With the Golden State Warriors facing elimination, Thompson erupted for a game-high 35 points on 13-of-23 shooting and 9-of-14 from 3-point range. He splashed in seven of his triples in the second half to help his team outscore the Houston Rockets 64-25 in the final two quarters.
"The guy's a machine," Warriors coach Steve Kerr said. "He's just so fit physically. He seems to thrive in these situations. But he was fantastic."
In 2016, in another Game 6 elimination scenario against the Oklahoma City Thunder, Thompson exploded for 41 points and drained 11 of 18 3-pointers.
The 6-foot-7 two-way player has a knack for showing up when it matters most.
"I don't know if I was born for it, but I definitely worked my butt off to get to this point. I mean, I guess you could say I was born for it," Thompson said while laughing. "I guess everything happens for a reason. That felt good, to be honest. I just wanted to play with as much passion as I could tonight. Probably sounded more vocal than I usually am. When your back's against the wall, if your shot's not falling, you can always control your passion and how hard you play. Usually when I do that, it trickles over to other aspects of my game."
Thompson, who displayed several raw-emotion moments seldom seen from him, also contributed six rebounds and four steals. He hadn't registered four steals in a game since December 2016, and it was the most he has ever accumulated in a postseason game.
"The most important thing I think Klay did tonight was his defense," Draymond Green told ESPN. "He changed the game for us definitely, getting into the ball and which in turn allowed us to get loose offensively. It's ironic how that happens. Play some defense, get out in transition, get some easy looks, and all of a sudden the dam breaks and we can really get into our offense. I think the most important thing he did tonight was what he did defensively."
On this night, there was no hesitation on Thompson's part.

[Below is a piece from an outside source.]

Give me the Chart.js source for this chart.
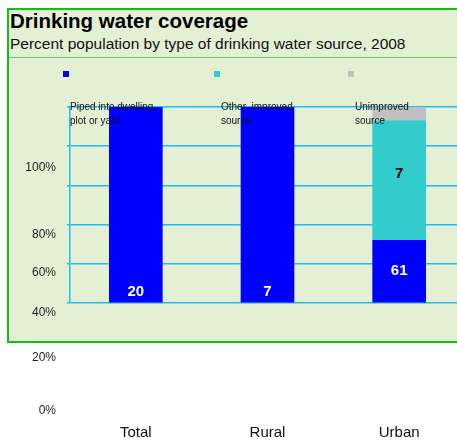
<!DOCTYPE html>
<html>
<head>
<meta charset="utf-8">
<script src="https://cdn.jsdelivr.net/npm/chart.js@4/dist/chart.umd.min.js"></script>
<style>
  html, body { margin: 0; padding: 0; background: #fff; overflow: hidden; }
  #wrap { position: relative; width: 457px; height: 441px; overflow: hidden; font-family: "Liberation Sans", Arial, sans-serif; }
  #panel { position: absolute; left: 7px; top: 8px; width: 450px; height: 335px; background: #E4F0D4; border: 2px solid #11C011; border-right: none; box-sizing: border-box; }
  #sep { position: absolute; left: 9px; top: 57px; width: 448px; height: 0; border-top: 1px solid #66CC66; }
  #title { position: absolute; left: 10px; top: 9px; font-size: 20.5px; font-weight: bold; color: #000; }
  #subtitle { position: absolute; left: 10px; top: 35px; font-size: 15.5px; color: #111; }
  canvas { position: absolute; left: 0; top: 0; }
</style>
</head>
<body>
<div id="wrap">
  <div id="panel"></div>
  <div id="sep"></div>
  <div id="title">Drinking water coverage</div>
  <div id="subtitle">Percent population by type of drinking water source, 2008</div>
  <canvas id="grafica"></canvas>
</div>
<script>
// datos
var categorias = ['Total', 'Rural', 'Urban'];
var series = ['Piped into dwelling, plot or yard', 'Other improved source', 'Unimproved source'];
var piped = [100, 100, 32];
var otherImproved = [0, 0, 61];
var unimproved = [0, 0, 7];
var etiquetasPiped = ['20', '7', '61'];
var etiquetasOther = ['', '', '7'];
var etiquetasUnimp = ['', '', ''];
var yTickLabels = ['100%', '80%', '60%', '40%', '20%', '0%'];

var colores = ['#0000FF', '#33CCCC', '#C0C0C0'];

// posiciones de las etiquetas del eje y (desplazadas como en la imagen)
var yLabelPos = [168, 235, 273, 313, 358, 411];
var legendPos = [63, 214, 348];
var legendLines = [['Piped into dwelling,', 'plot or yard'], ['Other  improved', 'source'], ['Unimproved', 'source']];

var extras = {
  id: 'extras',
  afterDraw: function(chart) {
    var ctx = chart.ctx;
    ctx.save();
    // etiquetas eje y
    ctx.font = '12px "Liberation Sans", Arial, sans-serif';
    ctx.fillStyle = '#222';
    ctx.textAlign = 'right';
    ctx.textBaseline = 'middle';
    yTickLabels.forEach(function(t, i) { ctx.fillText(t, 56, yLabelPos[i]); });

    // etiquetas eje x
    var xs = chart.scales.x;
    ctx.textAlign = 'center';
    ctx.font = '15px "Liberation Sans", Arial, sans-serif';
    ctx.fillStyle = '#111';
    categorias.forEach(function(c, i) { ctx.fillText(c, xs.getPixelForValue(i), 433); });

    // leyenda
    ctx.textAlign = 'left';
    ctx.font = '10px "Liberation Sans", Arial, sans-serif';
    chart.data.datasets.forEach(function(ds, i) {
      var x = legendPos[i];
      ctx.fillStyle = ds.backgroundColor;
      ctx.fillRect(x, 71, 6, 6);
      ctx.fillStyle = '#111';
      ctx.fillText(legendLines[i][0], x + 7, 107);
      ctx.fillText(legendLines[i][1], x + 7, 121);
    });

    // etiquetas de datos
    var textos = [etiquetasPiped, etiquetasOther, etiquetasUnimp];
    ctx.textAlign = 'center';
    ctx.font = 'bold 15px "Liberation Sans", Arial, sans-serif';
    chart.data.datasets.forEach(function(ds, i) {
      var meta = chart.getDatasetMeta(i);
      meta.data.forEach(function(bar, j) {
        var t = textos[i][j];
        if (!t) return;
        var h = bar.base - bar.y;
        var y = h > 150 ? bar.base - 10 : (bar.y + bar.base) / 2 - (i === 1 ? 7 : 0);
        ctx.fillStyle = i === 0 ? '#fff' : '#000';
        ctx.fillText(t, bar.x, y);
      });
    });
    ctx.restore();
  }
};

var canvas = document.getElementById('grafica');
canvas.width = 465;
canvas.height = 441;

var grafico = new Chart(canvas.getContext('2d'), {
  type: 'bar',
  data: {
    labels: categorias,
    datasets: [
      { label: series[0], data: piped, backgroundColor: colores[0] },
      { label: series[1], data: otherImproved, backgroundColor: colores[1] },
      { label: series[2], data: unimproved, backgroundColor: colores[2] }
    ]
  },
  options: {
    responsive: false,
    animation: false,
    barThickness: 53,
    layout: { padding: { top: 107, left: 0, right: 0, bottom: 0 } },
    plugins: { legend: { display: false }, tooltip: { enabled: false } },
    scales: {
      x: {
        stacked: true,
        afterFit: function(s) { s.height = 138; },
        grid: { display: false, drawTicks: false },
        border: { display: false },
        ticks: { display: false }
      },
      y: {
        stacked: true,
        min: 0,
        max: 100,
        afterFit: function(s) { s.width = 70; },
        ticks: { stepSize: 20, display: false },
        grid: { color: '#22BBEE', lineWidth: 1.5, tickLength: 3 },
        border: { color: '#22BBEE', width: 1.5 }
      }
    }
  },
  plugins: [extras]
});
</script>
</body>
</html>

According to Second Spectrum, on seven of his made 3-pointers, he released the ball within one second of touching it. That's the most such instances in a game over the past five postseasons.
"I think Klay doesn't worry too much about repercussions. He doesn't worry about judgment and results. I think he just loves to play," Kerr said. "He's so comfortable in his own skin. I just think he wants to go out there and hoop, and he doesn't worry about much else. So the pressure doesn't seem to bother him much. He just competes and plays. As I said, the two-way ability of this guy hounding the MVP of the league, most likely [Rockets guard James Harden], all game, and continuing to rain down 3-pointers, he's amazing."
Thompson said he wasn't always so worry-free.
"I used to be so hard on myself, especially early in my career," he said. "I remember one time actually losing a game against the Nuggets and leaving the arena in my uniform I was so mad. I learned, as I get older, if you play with passion, you play hard, and you leave the game saying I gave everything I have tonight in those 48 minutes, you can live with the result."
Stephen Curry supplied 29 points with five 3s, and Kevin Durant provided 23 points and seven boards. It was the most points scored in these playoffs in a single game by the trio of Thompson, Curry and Durant.
Durant was asked whether he remembered Thompson's Game 6 performance from two years ago, when he was a member of the Thunder.
"Next question," the 6-foot-11 forward promptly said.
Curry jumped in, saying, "I think we both blocked that whole year out of our memory," referring to the fact that the Warriors lost the NBA Finals in 2016 after being up 3-1 on the Cleveland Cavaliers.
The Warriors were down as many as 17 in the second quarter but went into the break staring at a 10-point deficit. The defending champs believed they were in a good position.
"They hit 11 3s and we're only down 10? We'll take that," Green said. "We felt good about where we were at that time. We didn't need to yell at each other or anything like that. We knew what we were up against. It was just time to go out there and take control of the game."
Without Thompson's heroics, the results might have been totally different. His teammates are grateful that his production helped keep their season alive.
"That's why he is who he is," Curry said. "He's kind of numb to the environment. He's excited to play basketball, whether it's Game 2 of the regular season or Game 6 of the Western Conference finals. Just, he's confident in himself and what he can do out on the floor on both ends. He's never seen a shot he doesn't like. So when you have that kind of recipe mixed in, good things do happen, usually at the right time."